> **Short exercise**: Quote the records in full and leave their pictures out.

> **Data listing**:
## START
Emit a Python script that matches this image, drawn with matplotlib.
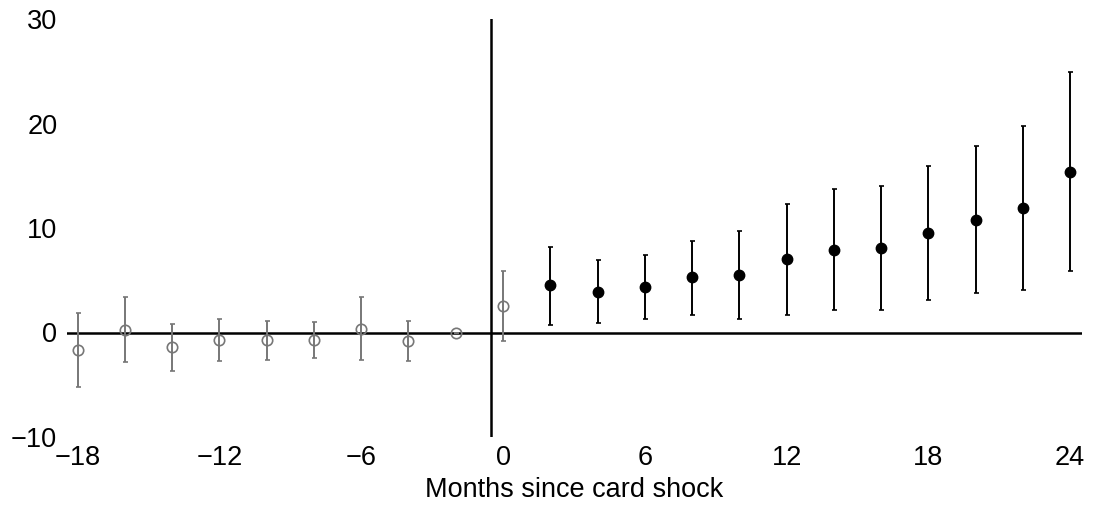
import numpy as np
import matplotlib
matplotlib.use("Agg")
import matplotlib.pyplot as plt

plt.rcParams['font.family'] = ['Liberation Sans', 'DejaVu Sans']

# event-study estimates, months relative to the card shock
months_pre = [-18, -16, -14, -12, -10, -8, -6, -4, -2, 0]
est_pre = [-1.7, 0.2, -1.4, -0.7, -0.7, -0.7, 0.35, -0.8, 0.0, 2.55]
lo_pre = [-5.2, -2.8, -3.7, -2.7, -2.6, -2.4, -2.6, -2.7, 0.0, -0.8]
hi_pre = [1.85, 3.35, 0.85, 1.25, 1.1, 1.0, 3.35, 1.1, 0.0, 5.9]

months_post = [2, 4, 6, 8, 10, 12, 14, 16, 18, 20, 22, 24]
est_post = [4.5, 3.9, 4.35, 5.3, 5.5, 7.0, 7.9, 8.1, 9.5, 10.75, 11.9, 15.4]
lo_post = [0.75, 0.95, 1.25, 1.7, 1.3, 1.65, 2.15, 2.2, 3.15, 3.75, 4.05, 5.9]
hi_post = [8.2, 6.9, 7.45, 8.8, 9.7, 12.25, 13.7, 14.05, 15.9, 17.8, 19.8, 24.9]

xticks = [-18, -12, -6, 0, 6, 12, 18, 24]
yticks = [-10, 0, 10, 20, 30]

fig = plt.figure(figsize=(10.94, 5.08), dpi=100)
ax = fig.add_axes([67/1094, 71/508, (1082-67)/1094, (489-71)/508])

# reference axes lines
ax.axhline(0, color='black', lw=1.8, zorder=1)
ax.axvline(-0.5, color='black', lw=1.8, zorder=1)

est_pre = np.array(est_pre)
yerr_pre = [est_pre - np.array(lo_pre), np.array(hi_pre) - est_pre]
ax.errorbar(months_pre, est_pre, yerr=yerr_pre, fmt='o', color='#777777',
            mfc='none', mec='#777777', ms=7.5, mew=1.2, elinewidth=1.4,
            capsize=1.8, capthick=1.2, zorder=3)

est_post = np.array(est_post)
yerr_post = [est_post - np.array(lo_post), np.array(hi_post) - est_post]
ax.errorbar(months_post, est_post, yerr=yerr_post, fmt='o', color='black',
            ms=7.5, elinewidth=1.4, capsize=1.8, capthick=1.2, zorder=3)

ax.set_xlim(-18.45, 24.5)
ax.set_ylim(-10, 30)
ax.set_xticks(xticks)
ax.set_yticks(yticks)
ax.tick_params(length=0, labelsize=19.5, pad=6)
ax.tick_params(axis='y', pad=7)
for s in ax.spines.values():
    s.set_visible(False)

ax.set_xlabel('Months since card shock', fontsize=19.5, labelpad=4)

fig.savefig('out.png', dpi=100)
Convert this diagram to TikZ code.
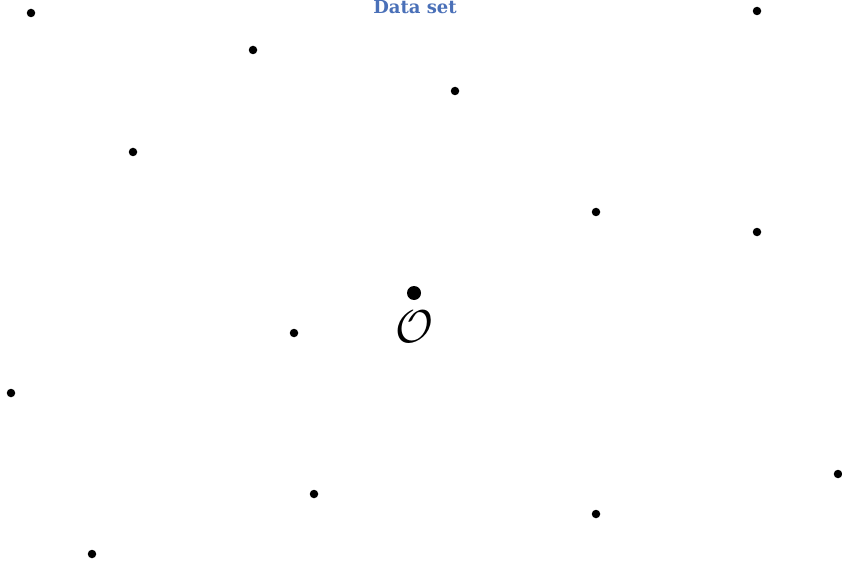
## END
> **Finished answer**:
Emit a Python script that matches this image, drawn with matplotlib.
import numpy as np
import matplotlib
matplotlib.use("Agg")
import matplotlib.pyplot as plt

plt.rcParams['font.family'] = ['Liberation Sans', 'DejaVu Sans']

# event-study estimates, months relative to the card shock
months_pre = [-18, -16, -14, -12, -10, -8, -6, -4, -2, 0]
est_pre = [-1.7, 0.2, -1.4, -0.7, -0.7, -0.7, 0.35, -0.8, 0.0, 2.55]
lo_pre = [-5.2, -2.8, -3.7, -2.7, -2.6, -2.4, -2.6, -2.7, 0.0, -0.8]
hi_pre = [1.85, 3.35, 0.85, 1.25, 1.1, 1.0, 3.35, 1.1, 0.0, 5.9]

months_post = [2, 4, 6, 8, 10, 12, 14, 16, 18, 20, 22, 24]
est_post = [4.5, 3.9, 4.35, 5.3, 5.5, 7.0, 7.9, 8.1, 9.5, 10.75, 11.9, 15.4]
lo_post = [0.75, 0.95, 1.25, 1.7, 1.3, 1.65, 2.15, 2.2, 3.15, 3.75, 4.05, 5.9]
hi_post = [8.2, 6.9, 7.45, 8.8, 9.7, 12.25, 13.7, 14.05, 15.9, 17.8, 19.8, 24.9]

xticks = [-18, -12, -6, 0, 6, 12, 18, 24]
yticks = [-10, 0, 10, 20, 30]

fig = plt.figure(figsize=(10.94, 5.08), dpi=100)
ax = fig.add_axes([67/1094, 71/508, (1082-67)/1094, (489-71)/508])

# reference axes lines
ax.axhline(0, color='black', lw=1.8, zorder=1)
ax.axvline(-0.5, color='black', lw=1.8, zorder=1)

est_pre = np.array(est_pre)
yerr_pre = [est_pre - np.array(lo_pre), np.array(hi_pre) - est_pre]
ax.errorbar(months_pre, est_pre, yerr=yerr_pre, fmt='o', color='#777777',
            mfc='none', mec='#777777', ms=7.5, mew=1.2, elinewidth=1.4,
            capsize=1.8, capthick=1.2, zorder=3)

est_post = np.array(est_post)
yerr_post = [est_post - np.array(lo_post), np.array(hi_post) - est_post]
ax.errorbar(months_post, est_post, yerr=yerr_post, fmt='o', color='black',
            ms=7.5, elinewidth=1.4, capsize=1.8, capthick=1.2, zorder=3)

ax.set_xlim(-18.45, 24.5)
ax.set_ylim(-10, 30)
ax.set_xticks(xticks)
ax.set_yticks(yticks)
ax.tick_params(length=0, labelsize=19.5, pad=6)
ax.tick_params(axis='y', pad=7)
for s in ax.spines.values():
    s.set_visible(False)

ax.set_xlabel('Months since card shock', fontsize=19.5, labelpad=4)

fig.savefig('out.png', dpi=100)
Convert this diagram to TikZ code.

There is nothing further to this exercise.